··· DATASET CONTENT

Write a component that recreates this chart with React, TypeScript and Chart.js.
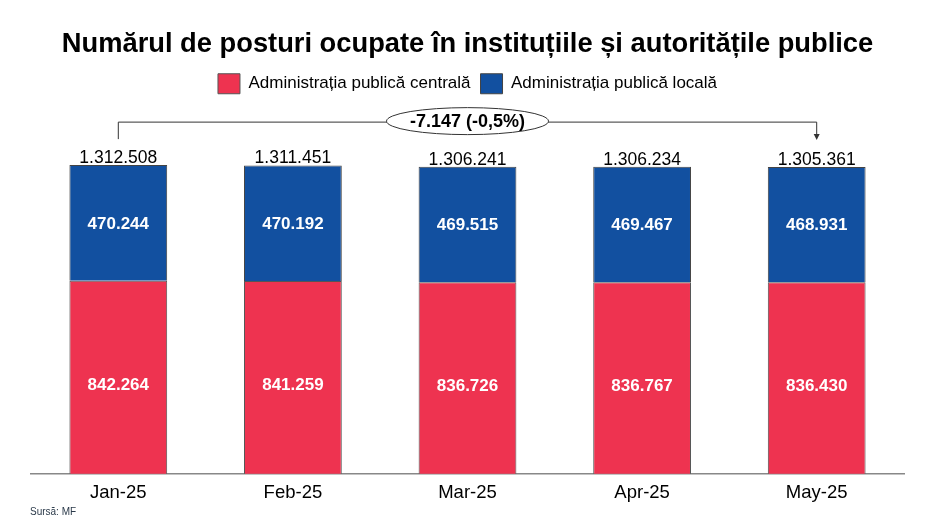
import React, { useEffect, useRef } from "react";
import { Chart, registerables } from "chart.js";

Chart.register(...registerables);

const categories = ["Jan-25", "Feb-25", "Mar-25", "Apr-25", "May-25"];
const centralValues = [842264, 841259, 836726, 836767, 836430];
const localValues = [470244, 470192, 469515, 469467, 468931];
const totalValues = [1312508, 1311451, 1306241, 1306234, 1305361];
const seriesNames = ["Administrația publică centrală", "Administrația publică locală"];
const titleText = "Numărul de posturi ocupate în instituțiile și autoritățile publice";
const sourceText = "Sursă: MF";

const RED = "#EE3350";
const BLUE = "#1250A0";
const FONT = "'Liberation Sans', Arial, sans-serif";

function fmt(n: number): string {
  const s = Math.abs(Math.round(n)).toString().replace(/\B(?=(\d{3})+(?!\d))/g, ".");
  return (n < 0 ? "-" : "") + s;
}

const overlayPlugin = {
  id: "overlay",
  afterDatasetsDraw(chart: any) {
    const ctx = chart.ctx;
    const metaC = chart.getDatasetMeta(0);
    const metaL = chart.getDatasetMeta(1);
    const y = chart.scales.y;
    ctx.save();
    // inside labels
    ctx.fillStyle = "#fff";
    ctx.font = `bold 17px ${FONT}`;
    ctx.textAlign = "center";
    ctx.textBaseline = "middle";
    metaC.data.forEach((bar: any, i: number) => {
      ctx.fillText(fmt(centralValues[i]), bar.x, (bar.y + bar.base) / 2 + 1);
    });
    metaL.data.forEach((bar: any, i: number) => {
      ctx.fillText(fmt(localValues[i]), bar.x, (bar.y + bar.base) / 2 + 1);
    });
    // totals
    ctx.fillStyle = "#000";
    ctx.font = `17.5px ${FONT}`;
    ctx.textBaseline = "alphabetic";
    metaL.data.forEach((bar: any, i: number) => {
      ctx.fillText(fmt(totalValues[i]), bar.x, y.getPixelForValue(totalValues[i]) - 2);
    });
    // bracket
    const first = metaL.data[0];
    const last = metaL.data[metaL.data.length - 1];
    const yTop = y.getPixelForValue(Math.max(...totalValues)) - 43;
    const yBot = y.getPixelForValue(Math.max(...totalValues)) - 26;
    ctx.strokeStyle = "#333";
    ctx.lineWidth = 1;
    ctx.beginPath();
    ctx.moveTo(first.x, yBot);
    ctx.lineTo(first.x, yTop);
    ctx.lineTo(last.x, yTop);
    ctx.lineTo(last.x, yBot - 2);
    ctx.stroke();
    ctx.fillStyle = "#333";
    ctx.beginPath();
    ctx.moveTo(last.x - 3, yBot - 5);
    ctx.lineTo(last.x + 3, yBot - 5);
    ctx.lineTo(last.x, yBot + 1);
    ctx.closePath();
    ctx.fill();
    // ellipse
    const cx = (first.x + last.x) / 2;
    const cy = yTop - 1;
    ctx.beginPath();
    ctx.ellipse(cx, cy, 81, 13.5, 0, 0, Math.PI * 2);
    ctx.fillStyle = "#fff";
    ctx.fill();
    ctx.stroke();
    const diff = totalValues[totalValues.length - 1] - totalValues[0];
    const pct = (diff / totalValues[0]) * 100;
    const pctStr = pct.toFixed(1).replace(".", ",");
    ctx.fillStyle = "#000";
    ctx.font = `bold 18px ${FONT}`;
    ctx.textBaseline = "middle";
    ctx.fillText(`${fmt(diff)} (${pctStr}%)`, cx, cy + 1);
    // source
    ctx.font = `10px ${FONT}`;
    ctx.fillStyle = "#2b3a4a";
    ctx.textAlign = "left";
    ctx.fillText(sourceText, 30, 512);
    ctx.restore();
  },
};

export default function App() {
  const ref = useRef<HTMLCanvasElement>(null);
  useEffect(() => {
    document.body.style.margin = "0";
    const chart = new Chart(ref.current!, {
      type: "bar",
      data: {
        labels: categories,
        datasets: [
          {
            label: seriesNames[0],
            data: centralValues,
            backgroundColor: RED,
            borderColor: "#555",
            borderWidth: 1,
            barPercentage: 0.56,
            categoryPercentage: 1,
          },
          {
            label: seriesNames[1],
            data: localValues,
            backgroundColor: BLUE,
            borderColor: "#444",
            borderWidth: 1,
            barPercentage: 0.56,
            categoryPercentage: 1,
          },
        ],
      },
      options: {
        animation: false,
        responsive: false,
        maintainAspectRatio: false,
        layout: { padding: { left: 31, right: 32, top: 0, bottom: 16 } },
        plugins: {
          title: {
            display: true,
            text: titleText,
            color: "#000",
            font: { family: FONT, size: 27.3, weight: "bold" },
            padding: { top: 28, bottom: 3 },
          },
          legend: {
            display: true,
            labels: {
              color: "#000",
              font: { family: FONT, size: 17 },
              boxWidth: 22,
              boxHeight: 20,
              padding: 10,
            },
          },
          tooltip: { enabled: false },
        },
        scales: {
          x: {
            stacked: true,
            grid: { display: false, drawTicks: false },
            border: { display: true, color: "#888", width: 1.5 },
            ticks: { color: "#000", font: { family: FONT, size: 18.5 }, padding: 8 },
          },
          y: {
            stacked: true,
            display: false,
            min: 57500,
            max: 1562000,
          },
        },
      },
      plugins: [overlayPlugin],
    });
    return () => chart.destroy();
  }, []);
  return <canvas ref={ref} width={936} height={528} style={{ display: "block" }} />;
}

······

SET EXERCISE
Without the pictures, write out all of the material exactly.

FULL RESPONSE
Write a component that recreates this chart with React, TypeScript and Chart.js.
import React, { useEffect, useRef } from "react";
import { Chart, registerables } from "chart.js";

Chart.register(...registerables);

const categories = ["Jan-25", "Feb-25", "Mar-25", "Apr-25", "May-25"];
const centralValues = [842264, 841259, 836726, 836767, 836430];
const localValues = [470244, 470192, 469515, 469467, 468931];
const totalValues = [1312508, 1311451, 1306241, 1306234, 1305361];
const seriesNames = ["Administrația publică centrală", "Administrația publică locală"];
const titleText = "Numărul de posturi ocupate în instituțiile și autoritățile publice";
const sourceText = "Sursă: MF";

const RED = "#EE3350";
const BLUE = "#1250A0";
const FONT = "'Liberation Sans', Arial, sans-serif";

function fmt(n: number): string {
  const s = Math.abs(Math.round(n)).toString().replace(/\B(?=(\d{3})+(?!\d))/g, ".");
  return (n < 0 ? "-" : "") + s;
}

const overlayPlugin = {
  id: "overlay",
  afterDatasetsDraw(chart: any) {
    const ctx = chart.ctx;
    const metaC = chart.getDatasetMeta(0);
    const metaL = chart.getDatasetMeta(1);
    const y = chart.scales.y;
    ctx.save();
    // inside labels
    ctx.fillStyle = "#fff";
    ctx.font = `bold 17px ${FONT}`;
    ctx.textAlign = "center";
    ctx.textBaseline = "middle";
    metaC.data.forEach((bar: any, i: number) => {
      ctx.fillText(fmt(centralValues[i]), bar.x, (bar.y + bar.base) / 2 + 1);
    });
    metaL.data.forEach((bar: any, i: number) => {
      ctx.fillText(fmt(localValues[i]), bar.x, (bar.y + bar.base) / 2 + 1);
    });
    // totals
    ctx.fillStyle = "#000";
    ctx.font = `17.5px ${FONT}`;
    ctx.textBaseline = "alphabetic";
    metaL.data.forEach((bar: any, i: number) => {
      ctx.fillText(fmt(totalValues[i]), bar.x, y.getPixelForValue(totalValues[i]) - 2);
    });
    // bracket
    const first = metaL.data[0];
    const last = metaL.data[metaL.data.length - 1];
    const yTop = y.getPixelForValue(Math.max(...totalValues)) - 43;
    const yBot = y.getPixelForValue(Math.max(...totalValues)) - 26;
    ctx.strokeStyle = "#333";
    ctx.lineWidth = 1;
    ctx.beginPath();
    ctx.moveTo(first.x, yBot);
    ctx.lineTo(first.x, yTop);
    ctx.lineTo(last.x, yTop);
    ctx.lineTo(last.x, yBot - 2);
    ctx.stroke();
    ctx.fillStyle = "#333";
    ctx.beginPath();
    ctx.moveTo(last.x - 3, yBot - 5);
    ctx.lineTo(last.x + 3, yBot - 5);
    ctx.lineTo(last.x, yBot + 1);
    ctx.closePath();
    ctx.fill();
    // ellipse
    const cx = (first.x + last.x) / 2;
    const cy = yTop - 1;
    ctx.beginPath();
    ctx.ellipse(cx, cy, 81, 13.5, 0, 0, Math.PI * 2);
    ctx.fillStyle = "#fff";
    ctx.fill();
    ctx.stroke();
    const diff = totalValues[totalValues.length - 1] - totalValues[0];
    const pct = (diff / totalValues[0]) * 100;
    const pctStr = pct.toFixed(1).replace(".", ",");
    ctx.fillStyle = "#000";
    ctx.font = `bold 18px ${FONT}`;
    ctx.textBaseline = "middle";
    ctx.fillText(`${fmt(diff)} (${pctStr}%)`, cx, cy + 1);
    // source
    ctx.font = `10px ${FONT}`;
    ctx.fillStyle = "#2b3a4a";
    ctx.textAlign = "left";
    ctx.fillText(sourceText, 30, 512);
    ctx.restore();
  },
};

export default function App() {
  const ref = useRef<HTMLCanvasElement>(null);
  useEffect(() => {
    document.body.style.margin = "0";
    const chart = new Chart(ref.current!, {
      type: "bar",
      data: {
        labels: categories,
        datasets: [
          {
            label: seriesNames[0],
            data: centralValues,
            backgroundColor: RED,
            borderColor: "#555",
            borderWidth: 1,
            barPercentage: 0.56,
            categoryPercentage: 1,
          },
          {
            label: seriesNames[1],
            data: localValues,
            backgroundColor: BLUE,
            borderColor: "#444",
            borderWidth: 1,
            barPercentage: 0.56,
            categoryPercentage: 1,
          },
        ],
      },
      options: {
        animation: false,
        responsive: false,
        maintainAspectRatio: false,
        layout: { padding: { left: 31, right: 32, top: 0, bottom: 16 } },
        plugins: {
          title: {
            display: true,
            text: titleText,
            color: "#000",
            font: { family: FONT, size: 27.3, weight: "bold" },
            padding: { top: 28, bottom: 3 },
          },
          legend: {
            display: true,
            labels: {
              color: "#000",
              font: { family: FONT, size: 17 },
              boxWidth: 22,
              boxHeight: 20,
              padding: 10,
            },
          },
          tooltip: { enabled: false },
        },
        scales: {
          x: {
            stacked: true,
            grid: { display: false, drawTicks: false },
            border: { display: true, color: "#888", width: 1.5 },
            ticks: { color: "#000", font: { family: FONT, size: 18.5 }, padding: 8 },
          },
          y: {
            stacked: true,
            display: false,
            min: 57500,
            max: 1562000,
          },
        },
      },
      plugins: [overlayPlugin],
    });
    return () => chart.destroy();
  }, []);
  return <canvas ref={ref} width={936} height={528} style={{ display: "block" }} />;
}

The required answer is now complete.